• Work instructions:
Copy every line of the data in which the word "this" occurs.

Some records

□ □ □

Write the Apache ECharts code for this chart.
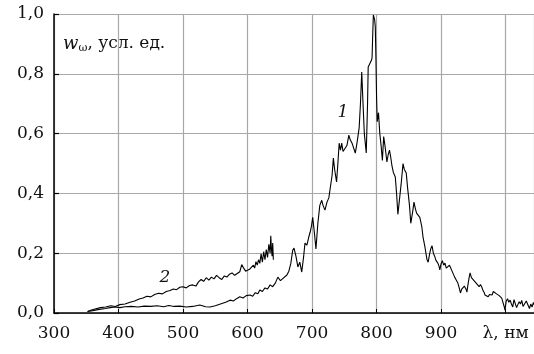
<!DOCTYPE html>
<html>
<head>
<meta charset="utf-8">
<script src="https://cdn.jsdelivr.net/npm/echarts@6/dist/echarts.min.js"></script>
<style>
  html, body { margin: 0; padding: 0; background: #fff; }
  #chart { width: 534px; height: 354px; }
</style>
</head>
<body>
<div id="chart"></div>
<script>
// Spectral density w_ω (arb. units) versus wavelength λ (nm), two spectra.
const wavelengthTicks = [300, 400, 500, 600, 700, 800, 900, 1000];
const densityTicks = [0.0, 0.2, 0.4, 0.6, 0.8, 1.0];

// Spectrum 1: [λ, w]
const spectrum1 = [
  [352, 0.005], [360, 0.008], [370, 0.012], [380, 0.015], [387, 0.018], [395, 0.020],
  [402, 0.018], [410, 0.021], [420, 0.022], [430, 0.020], [440, 0.023], [450, 0.022],
  [460, 0.024], [470, 0.021], [478, 0.025], [486, 0.022], [495, 0.023], [505, 0.020],
  [515, 0.022], [526, 0.027], [535, 0.021], [542, 0.020], [550, 0.024], [558, 0.030],
  [566, 0.036], [573, 0.043], [578, 0.040], [583, 0.048], [588, 0.054], [593, 0.050],
  [598, 0.058], [604, 0.060], [608, 0.056], [612, 0.068], [616, 0.064], [619, 0.077],
  [623, 0.072], [627, 0.084], [631, 0.080], [635, 0.094], [639, 0.088], [643, 0.100],
  [647, 0.120], [651, 0.108], [655, 0.116], [658, 0.112], [661, 0.127], [664, 0.140],
  [667, 0.165], [670, 0.210], [672, 0.217], [675, 0.190], [678, 0.154], [681, 0.170],
  [684, 0.137], [687, 0.190], [689, 0.234], [692, 0.227], [695, 0.255], [697, 0.270],
  [699, 0.290], [701, 0.320], [704, 0.260], [706, 0.214], [709, 0.300], [712, 0.360],
  [715, 0.377], [717, 0.360], [720, 0.344], [723, 0.370], [726, 0.385], [729, 0.390],
  [731, 0.460], [733, 0.518], [735, 0.480], [738, 0.438], [740, 0.500], [742, 0.568],
  [744, 0.545], [746, 0.568], [748, 0.540], [751, 0.535], [754, 0.560], [757, 0.595],
  [759, 0.580], [762, 0.568], [764, 0.555], [767, 0.535], [769, 0.560], [771, 0.589],
  [773, 0.620], [775, 0.700], [777, 0.806], [779, 0.700], [781, 0.600], [784, 0.535],
  [786, 0.700], [787, 0.823], [790, 0.836], [792, 0.845], [793, 0.853], [794, 0.930],
  [795, 0.997], [797, 0.980], [798, 0.957], [799, 0.850], [800, 0.720], [801, 0.640],
  [803, 0.670], [805, 0.600], [807, 0.560], [809, 0.510], [811, 0.590], [813, 0.560],
  [816, 0.505], [818, 0.530], [820, 0.545], [822, 0.520], [824, 0.490], [826, 0.470],
  [829, 0.455], [831, 0.400], [833, 0.330], [835, 0.370], [838, 0.430], [841, 0.500],
  [843, 0.480], [846, 0.468], [848, 0.420], [851, 0.360], [853, 0.300], [856, 0.340],
  [858, 0.371], [860, 0.350], [862, 0.334], [865, 0.330], [867, 0.320], [870, 0.290],
  [872, 0.254], [875, 0.220], [878, 0.180], [880, 0.170], [882, 0.195], [884, 0.215],
  [886, 0.225], [888, 0.200], [890, 0.190], [892, 0.176], [895, 0.167], [897, 0.155],
  [898, 0.144], [900, 0.165], [902, 0.175], [904, 0.160], [906, 0.167], [908, 0.150],
  [911, 0.144], [913, 0.160], [915, 0.155], [917, 0.140], [919, 0.144], [921, 0.120],
  [923, 0.112], [926, 0.100], [928, 0.085], [930, 0.067], [932, 0.080], [934, 0.077],
  [936, 0.090], [937, 0.094], [939, 0.078], [940, 0.070], [942, 0.100], [944, 0.125],
  [945, 0.134], [947, 0.118], [949, 0.117], [951, 0.108], [953, 0.104], [955, 0.098],
  [957, 0.094], [959, 0.088], [961, 0.095], [963, 0.087], [965, 0.075], [967, 0.068],
  [968, 0.060], [970, 0.064], [973, 0.054], [975, 0.062], [977, 0.058], [979, 0.060],
  [981, 0.072], [984, 0.077], [986, 0.064], [988, 0.067], [990, 0.058], [992, 0.062],
  [994, 0.050], [996, 0.035], [998, 0.020], [999, 0.010], [1001, 0.040], [1003, 0.048],
  [1005, 0.036], [1007, 0.043], [1009, 0.030], [1011, 0.020], [1013, 0.045], [1015, 0.040],
  [1017, 0.018], [1019, 0.015], [1021, 0.038], [1023, 0.030], [1025, 0.042], [1027, 0.022],
  [1030, 0.028], [1032, 0.040], [1035, 0.035], [1037, 0.015], [1039, 0.030], [1041, 0.020],
  [1043, 0.035], [1044, 0.028]
];

// Spectrum 2: [λ, w]
const spectrum2 = [
  [352, 0.005], [358, 0.010], [365, 0.014], [372, 0.018], [380, 0.020], [388, 0.024],
  [395, 0.022], [402, 0.028], [410, 0.030], [418, 0.036], [425, 0.040], [432, 0.047],
  [438, 0.050], [444, 0.056], [450, 0.054], [456, 0.062], [462, 0.066], [468, 0.064],
  [474, 0.072], [480, 0.075], [485, 0.080], [490, 0.078], [495, 0.086], [500, 0.088],
  [505, 0.084], [510, 0.092], [515, 0.094], [520, 0.090], [524, 0.104], [528, 0.112],
  [532, 0.106], [536, 0.118], [540, 0.110], [544, 0.120], [548, 0.114], [552, 0.126],
  [556, 0.118], [560, 0.112], [564, 0.124], [568, 0.120], [572, 0.130], [576, 0.134],
  [580, 0.126], [584, 0.132], [588, 0.138], [591, 0.162], [594, 0.150], [597, 0.140],
  [600, 0.134], [603, 0.146], [606, 0.144], [609, 0.160], [611, 0.150], [613, 0.172],
  [615, 0.160], [617, 0.178], [619, 0.166], [621, 0.198], [623, 0.170], [625, 0.205],
  [627, 0.178], [629, 0.212], [631, 0.186], [633, 0.230], [635, 0.200], [636, 0.258],
  [637, 0.215], [638, 0.190], [639, 0.234], [640, 0.178]
];

// Curve numbers and where they sit
const curveNames = ['1', '2'];
const curveNameAt = [[748, 0.669], [472, 0.117]];

const axisTitleX = 'λ, нм';
const axisTitleY = ', усл. ед.';

const SERIF = '"DejaVu Serif", "Liberation Serif", serif';
const chart = echarts.init(document.getElementById('chart'), null, { renderer: 'canvas' });

function curve(data, idx) {
  return {
    type: 'line',
    data: data,
    showSymbol: false,
    symbol: 'none',
    smooth: false,
    lineStyle: { color: '#000', width: 1.1 },
    silent: true,
    animation: false,
    markPoint: {
      symbol: 'circle',
      symbolSize: 0,
      silent: true,
      data: [{
        coord: curveNameAt[idx],
        label: {
          show: true,
          position: 'inside',
          formatter: curveNames[idx],
          fontFamily: SERIF,
          fontStyle: 'italic',
          fontSize: 17,
          color: '#111'
        }
      }]
    }
  };
}

chart.setOption({
  animation: false,
  backgroundColor: '#fff',
  grid: { left: 54, right: 0, top: 14, bottom: 41, containLabel: false },
  xAxis: {
    type: 'value',
    min: 300,
    max: 1044,
    interval: 100,
    axisLine: { show: true, lineStyle: { color: '#000', width: 1.5 } },
    axisTick: { show: true, inside: true, length: 4, lineStyle: { color: '#000', width: 1 } },
    splitLine: { show: true, lineStyle: { color: '#a8a8a8', width: 1.2 } },
    axisLabel: {
      margin: 12,
      fontFamily: SERIF,
      fontSize: 17,
      color: '#111',
      showMaxLabel: false,
      formatter: function (v) {
        if (v === 1000) return axisTitleX;
        return wavelengthTicks.indexOf(v) >= 0 ? String(v) : '';
      }
    }
  },
  yAxis: {
    type: 'value',
    min: 0,
    max: 1,
    interval: 0.2,
    axisLine: { show: true, lineStyle: { color: '#000', width: 1.5 } },
    axisTick: { show: true, inside: true, length: 5, lineStyle: { color: '#000', width: 1.2 } },
    splitLine: { show: true, lineStyle: { color: '#a8a8a8', width: 1.2 } },
    axisLabel: {
      margin: 10,
      fontFamily: SERIF,
      fontSize: 17,
      color: '#111',
      formatter: function (v) {
        const t = densityTicks.find(function (d) { return Math.abs(d - v) < 1e-6; });
        return t === undefined ? '' : t.toFixed(1).replace('.', ',');
      }
    }
  },
  graphic: [{
    type: 'text',
    left: 63,
    top: 35,
    silent: true,
    style: {
      text: '{w|w}{s|ω}{t|' + axisTitleY + '}',
      rich: {
        w: { fontFamily: SERIF, fontStyle: 'italic', fontSize: 18, fill: '#111', fontWeight: 'normal' },
        s: { fontFamily: SERIF, fontSize: 11, fill: '#111', verticalAlign: 'bottom', padding: [8, 0, 0, 0] },
        t: { fontFamily: SERIF, fontSize: 17, fill: '#111' }
      }
    }
  }],
  series: [curve(spectrum1, 0), curve(spectrum2, 1)]
});
</script>
</body>
</html>
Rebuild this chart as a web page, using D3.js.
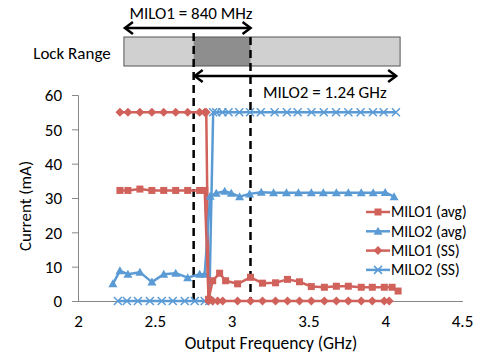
<!DOCTYPE html>
<html><head><meta charset="utf-8">
<script src="https://cdn.jsdelivr.net/npm/d3@7"></script>
<style>
body{margin:0;background:#fff;}
text{font-family:Carlito,Calibri,"Liberation Sans",Arial,sans-serif;fill:#000;}
</style></head><body>
<svg id="c" width="484" height="356"></svg>
<script>
// ---- data ----
const m1AvgF = [2.273,2.325,2.403,2.481,2.558,2.636,2.714,2.792,2.825,2.850,2.877,2.922,2.961,3.039,3.123,3.201,3.286,3.364,3.442,3.519,3.604,3.682,3.760,3.844,3.916,3.994,4.045,4.084];
const m1AvgV = [32.2,32.2,32.6,32.2,32.2,32.2,32.2,32.2,32.2,0.5,5.9,8.1,5.9,5.0,6.9,5.2,5.3,6.3,5.6,4.2,4.0,4.3,4.3,4.0,4.0,4.0,4.0,2.9];
const m2AvgF = [2.227,2.273,2.325,2.403,2.481,2.558,2.636,2.714,2.792,2.825,2.860,2.900,2.955,2.998,3.052,3.117,3.193,3.273,3.357,3.435,3.519,3.597,3.682,3.760,3.844,3.922,4.000,4.058];
const m2AvgV = [5.0,8.8,7.8,8.4,5.5,7.8,8.1,6.8,7.8,7.8,30.5,31.4,32.0,31.4,30.4,31.2,31.7,31.5,31.5,31.5,31.5,31.5,31.5,31.5,31.5,31.5,31.6,30.4];
const m1SsF = [2.273,2.325,2.403,2.481,2.558,2.636,2.714,2.792,2.825,2.835,2.850,2.877,2.909,2.942,3.039,3.123,3.201,3.286,3.364,3.442,3.519,3.604,3.682,3.760,3.844,3.916,3.994,4.026];
const m1SsV = [55,55,55,55,55,55,55,55,55,55,0,0,0,0,0,0,0,0,0,0,0,0,0,0,0,0,0,0];
const m2SsF = [2.260,2.318,2.390,2.468,2.545,2.617,2.695,2.760,2.825,2.855,2.880,2.900,2.940,2.980,3.050,3.120,3.190,3.280,3.360,3.430,3.520,3.600,3.680,3.760,3.840,3.920,3.990,4.070];
const m2SsV = [0,0,0,0,0,0,0,0,0,0,55,55,55,55,55,55,55,55,55,55,55,55,55,55,55,55,55,55];
const seriesNames = ["MILO1 (avg)","MILO2 (avg)","MILO1 (SS)","MILO2 (SS)"];
const xTicks = [2,2.5,3,3.5,4,4.5];
const yTicks = [0,10,20,30,40,50,60];
const lockBox = [2.299,4.097];
const milo1Range = [2.299,3.130];
const milo2Range = [2.753,4.078];
const overlap = [2.753,3.123];

const red = "#d0625b", blue = "#5b9bd5";
const svg = d3.select("#c");
const x = d3.scaleLinear().domain([2,4.5]).range([78,462]);
const y = d3.scaleLinear().domain([0,60]).range([301,95]);

// axes
const gy = svg.append("g").attr("transform","translate(78,0)")
  .call(d3.axisLeft(y).tickValues(yTicks).tickSize(6).tickPadding(10).tickFormat(d3.format("d")));
gy.select(".domain").attr("stroke","#888").attr("d","M-6,95.5H0.5V301.5");
gy.selectAll(".tick line").attr("stroke","#888");
gy.selectAll(".tick text").style("font-size","17px").attr("dy","0.35em");
const gx = svg.append("g").attr("transform","translate(0,301)")
  .call(d3.axisBottom(x).tickValues(xTicks).tickSize(0).tickPadding(14).tickFormat(d=>String(d)));
gx.select(".domain").attr("stroke","#888").attr("d","M78,0.5H463");
gx.selectAll(".tick text").style("font-size","17px");

svg.append("text").attr("x",271).attr("y",349).attr("text-anchor","middle").style("font-size","17.5px").text("Output Frequency (GHz)");
svg.append("text").attr("transform","translate(31,206) rotate(-90)").attr("text-anchor","middle").style("font-size","17px").text("Current (mA)");

// lock range box
svg.append("rect").attr("x",x(lockBox[0])).attr("y",37).attr("width",x(lockBox[1])-x(lockBox[0])).attr("height",29)
  .attr("fill","#d0d0d0");
svg.append("rect").attr("x",x(overlap[0])).attr("y",37).attr("width",x(overlap[1])-x(overlap[0])).attr("height",29)
  .attr("fill","#8e8e8e");
svg.append("rect").attr("x",x(lockBox[0])).attr("y",37).attr("width",x(lockBox[1])-x(lockBox[0])).attr("height",29)
  .attr("fill","none").attr("stroke","#555").attr("stroke-width",1);
svg.append("text").attr("x",72).attr("y",59).attr("text-anchor","middle").style("font-size","17px").text("Lock Range");

// dashed lines
svg.append("line").attr("x1",x(overlap[0])).attr("x2",x(overlap[0])).attr("y1",33).attr("y2",301)
  .attr("stroke","#000").attr("stroke-width",2.5).attr("stroke-dasharray","8,5");
svg.append("line").attr("x1",x(overlap[1])).attr("x2",x(overlap[1])).attr("y1",37).attr("y2",301)
  .attr("stroke","#000").attr("stroke-width",2.5).attr("stroke-dasharray","8,5");

// arrows
function arrow(x1,x2,yy){
  svg.append("line").attr("x1",x1+1).attr("x2",x2-1).attr("y1",yy).attr("y2",yy).attr("stroke","#000").attr("stroke-width",2.5);
  svg.append("path").attr("d",`M${x1+9},${yy-6}L${x1+1},${yy}L${x1+9},${yy+6}`).attr("fill","none").attr("stroke","#000").attr("stroke-width",2.5);
  svg.append("path").attr("d",`M${x2-9},${yy-6}L${x2-1},${yy}L${x2-9},${yy+6}`).attr("fill","none").attr("stroke","#000").attr("stroke-width",2.5);
}
arrow(x(milo1Range[0]),x(milo1Range[1]),28);
arrow(x(milo2Range[0]),x(milo2Range[1]),76);
svg.append("text").attr("x",191).attr("y",19).attr("text-anchor","middle").style("font-size","17px").text("MILO1 = 840 MHz");
svg.append("text").attr("x",263).attr("y",98).style("font-size","17px").text("MILO2 = 1.24 GHz");

// series
const line = d3.line().x(d=>x(d[0])).y(d=>y(d[1]));
function marker(g,type,color,cx,cy){
  if(type==="square") g.append("rect").attr("x",cx-3.5).attr("y",cy-3.5).attr("width",7).attr("height",7).attr("fill",color);
  else if(type==="tri") g.append("path").attr("d",`M${cx},${cy-4.5}L${cx+4.5},${cy+3.5}L${cx-4.5},${cy+3.5}Z`).attr("fill",color);
  else if(type==="diamond") g.append("path").attr("d",`M${cx},${cy-4.5}L${cx+4.5},${cy}L${cx},${cy+4.5}L${cx-4.5},${cy}Z`).attr("fill",color);
  else if(type==="x") g.append("path").attr("d",`M${cx-4},${cy-4}L${cx+4},${cy+4}M${cx-4},${cy+4}L${cx+4},${cy-4}`).attr("stroke",color).attr("stroke-width",1.5);
}
const series = [
  {f:m2SsF,v:m2SsV,c:blue,m:"x"},
  {f:m1SsF,v:m1SsV,c:red,m:"diamond"},
  {f:m2AvgF,v:m2AvgV,c:blue,m:"tri"},
  {f:m1AvgF,v:m1AvgV,c:red,m:"square"}
];
series.forEach(s=>{
  const pts = s.f.map((f,i)=>[f,s.v[i]]);
  const g = svg.append("g");
  g.append("path").attr("d",line(pts)).attr("fill","none").attr("stroke",s.c).attr("stroke-width",2.5).attr("stroke-linejoin","round");
  pts.forEach(p=>marker(g,s.m,s.c,x(p[0]),y(p[1])));
});

// legend
const legM = ["square","tri","diamond","x"], legC = [red,blue,red,blue];
seriesNames.forEach((n,i)=>{
  const yy = 212 + i*19.3;
  const g = svg.append("g");
  g.append("line").attr("x1",366).attr("x2",390).attr("y1",yy).attr("y2",yy).attr("stroke",legC[i]).attr("stroke-width",2.5);
  marker(g,legM[i],legC[i],378,yy);
  g.append("text").attr("x",391).attr("y",yy).attr("dy","0.35em").style("font-size","15.5px").text(n);
});
</script></body></html>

□ □ □

• Complete response:
Write the Apache ECharts code for this chart.
Rebuild this chart as a web page, using D3.js.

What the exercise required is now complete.